Babuata takes a minimalist approach, putting forward a 10-step process to help organize projects, simplify the structure of your workday, keep your desk clean, and keep your inbox clear, so you can get on with your to-do list without distractions. Babuata teaches us to implement and stick to the habits needed to work efficiently and productively.
Summary: Zen to Done takes the complexity out of other productivity tools. If you’re looking for a simple and effective way to be productive, this book is for you.
10. The Organized Mind: Thinking Straight in the Age of Information Overload, by Daniel Levitin
“Getting organized can bring us all to the next level in our lives.”
Daniel Levitin takes his experience and knowledge as a neuroscientist and cognitive psychologist and applies it to productivity in The Organized Mind. Levitin tells us that evolution has left the human brain unable to deal with the information overload and complexities of modern society.
To work more efficiently, without becoming overwhelmed by distractions, expectations, and to-do lists, Levitin suggests we adapt our minds. He looks at ways to give up some of the information your memory holds and allow yourself to focus on one thing at a time.

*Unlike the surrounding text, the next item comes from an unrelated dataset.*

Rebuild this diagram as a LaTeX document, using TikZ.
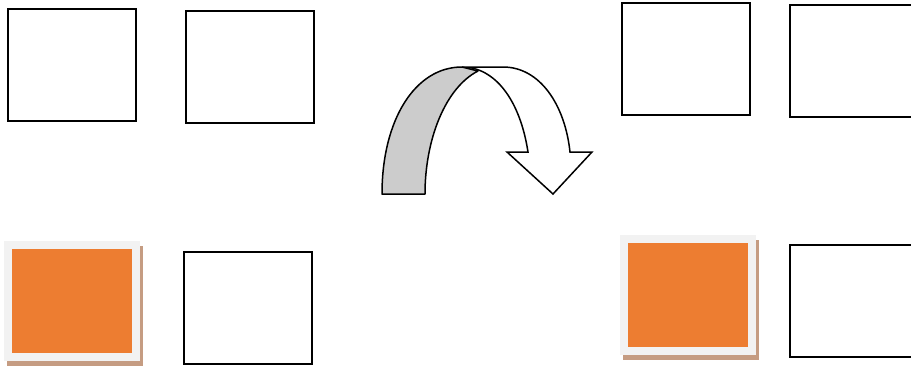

The book contains practical tips for working in this chaotic world, such as keeping your working environment clean, categorizing and externalizing thoughts and tasks, and scheduling three specific times in your day to respond to emails.
Summary: The Organized Mind is an entertaining read, drawing on scientific research and practical experiences to provide a framework to help readers manage their lives more effectively.
Improve Your Mind and Your Productivity
We all have a few minutes to spare every day. Whether you read for 15 minutes before bed, get through a couple of chapters during your lunch break, or listen to an audiobook on your commute, make it your goal to read one (or all) of these books in your free time.
Investing a few minutes into reading each day will teach you the tactics and techniques needed to change how you work. It’s just possible that these 10 great productivity reads could be the key to helping you on your way to greater success, more efficient working practices, and improved productivity.